Intervention de Jacques Delors

Réunion du 12 décembre 2012 à 9h45
Commission des affaires étrangères

Jacques Delors, ancien président de la Commission européenne :

Depuis les années 70, nous sommes en Europe face à ce choix : la survie ou le déclin, et nous n'avons pas encore choisi. Chaque pays européen pourrait-il s'en sortir seul ? Voilà des questions qui me hantent depuis lors.

Monsieur Léonard, l'Europe traverse aussi une crise morale – laïque. L'impatience, l'intolérance face aux aléas, la volonté de trouver un responsable à tout, le goût du sensationnel, la pression des médias, le souci du buzz comme on dit maintenant, empêchent d'expliquer à nos concitoyens des projets de fond, de surcroît ingrats. Mme Fort a raison de demander comment retrouver l'idéal européen. La meilleure façon d'avancer est que les parlements nationaux parlent davantage d'Europe. Lorsque je présidais la Commission, j'avais demandé à chacun des commissaires de se rendre devant le Parlement de leur pays, mais jamais un commissaire ne parlera aussi bien d'Europe qu'un élu national.

Comme M. Savary, je pense qu'en matière de transport routier, il faudrait taper du poing sur la table. Si la fameuse directive Bolkestein a été aménagée, elle est aujourd'hui contournée pour revenir quasiment à sa version initiale. La France devrait proposer d'engager une réflexion sur le sujet au niveau européen.

M. Savary et M. Guibal m'interrogent sur la relation franco-allemande. Celle-ci n'a jamais été facile au cours des quarante dernières années. Les structures de pensée, les structures économiques et sociales sont si différentes entre les deux pays ! Cela n'a pas empêché Konrad Adenauer de suivre la proposition de Robert Schuman, non plus que Valéry Giscard d'Estaing et Helmut Schmidt de créer le système monétaire européen ni François Mitterrand et Helmut Kohl de progresser encore. Pourquoi l'Allemagne serait-elle aujourd'hui plus crispée ? Je reconnais qu'elle l'a été au début de la crise. Mais Mme Merkel a fait depuis lors plusieurs pas importants, notamment en proposant un renforcement de l'union. La France est-elle capable de lui dire : « Chiche » ? Les Français, de gauche comme de droite, se défient hélas des institutions communautaires et sont réticents à tout transfert de souveraineté.

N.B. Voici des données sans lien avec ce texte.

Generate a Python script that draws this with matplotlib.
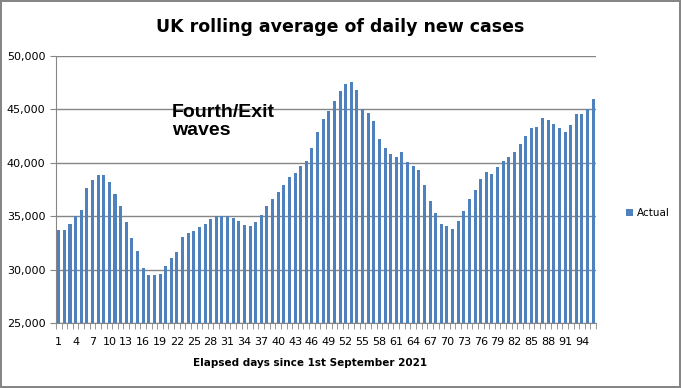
import numpy as np
import matplotlib
matplotlib.use('Agg')
import matplotlib.pyplot as plt
from matplotlib.ticker import FuncFormatter

# days since 1st September 2021 and rolling average of new cases
days = list(range(1, 97))
cases = [33728, 33728, 34289, 35006, 35598, 37655, 38403, 38871, 38871, 38216,
         37094, 35972, 34476, 32980, 31764, 30174, 29520, 29520, 29613, 30361,
         31109, 31670, 33073, 33447, 33634, 34008, 34289, 34756, 35037, 35037,
         35037, 34850, 34569, 34195, 34102, 34476, 35130, 35972, 36626, 37281,
         37936, 38684, 39058, 39712, 40180, 41395, 42892, 44107, 44855, 45790,
         46725, 47380, 47567, 46819, 45042, 44668, 43920, 42237, 41395, 40834,
         40554, 41021, 40086, 39712, 39338, 37936, 36439, 35317, 34289, 34102,
         33821, 34569, 35504, 36626, 37468, 38497, 39151, 38964, 39619, 40180,
         40554, 41021, 41769, 42518, 43266, 43359, 44201, 44014, 43640, 43266,
         42892, 43546, 44575, 44575, 45042, 45977]
tick_days = list(range(1, 97, 3))

fig = plt.figure(figsize=(6.81, 3.88), dpi=100)
fig.patch.set_edgecolor('#868686')
fig.patch.set_linewidth(1.5)
ax = fig.add_axes([0.0822, 0.1675, 0.793, 0.6885])

ax.bar(days, cases, width=0.55, color='#4F81BD', label='Actual', zorder=3)

ax.set_xlim(0.5, 96.5)
ax.set_ylim(25000, 50000)
ax.set_yticks(range(25000, 50001, 5000))
ax.yaxis.set_major_formatter(FuncFormatter(lambda v, p: f'{int(v):,}'))
ax.grid(axis='y', color='#868686', linewidth=1, zorder=0)

ax.set_xticks(tick_days)
ax.set_xticks(np.arange(0.5, 97, 1), minor=True)
ax.tick_params(axis='x', which='major', length=0, pad=10, labelsize=8)
ax.tick_params(axis='x', which='minor', length=4, color='#868686')
ax.tick_params(axis='y', length=4, color='#868686', labelsize=8)

for s in ['top', 'right']:
    ax.spines[s].set_visible(False)
for s in ['left', 'bottom']:
    ax.spines[s].set_color('#868686')

fig.text(0.5, 0.93, 'UK rolling average of daily new cases', ha='center',
         va='center', fontsize=12.5, fontweight='bold')
fig.text(0.252, 0.733, 'Fourth/Exit\nwaves', fontsize=14, fontweight='bold',
         family='Liberation Sans', va='top', ha='left', linespacing=1.1)
fig.text(0.455, 0.064, 'Elapsed days since 1st September 2021', ha='center',
         va='center', fontsize=7.5, fontweight='bold')

fig.legend(loc='center left', bbox_to_anchor=(0.905, 0.45), frameon=False,
           fontsize=7.5, handlelength=0.7, handleheight=0.7, handletextpad=0.4)

fig.savefig('out.png', dpi=100)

Par le récent traité budgétaire, la France a implicitement perdu une partie de sa souveraineté budgétaire. Si le traité avait défini la souveraineté partagée, nous l'aurions acceptée explicitement et ainsi pourrions-nous mieux l'expliquer aux Français. L'allergie française aux transferts de souveraineté, liée sans doute à notre nostalgie d'une monarchie républicaine, constitue un handicap. Il est possible d'obtenir de Mme Merkel qu'on définisse mieux la souveraineté partagée, qu'on précise qui fait quoi et jusqu'où on peut aller, compte tenu de la diversité de nos modèles sociaux. Cela ne résoudra certes pas les difficultés de notre pays liées à sa compétitivité. Mais la France doit en finir avec son credo nominaliste « pas de transfert de souveraineté » et se rendre compte que des transferts implicites ont eu lieu qui lui ôtent une partie de son pouvoir. Des transferts explicites de souveraineté, et donc davantage de souveraineté partagée, permettraient d'avoir une Europe qui marche mieux. Dût-ce cette analyse choquer certains d'entre vous, j'en terminerai par là car telle est ma conviction profonde.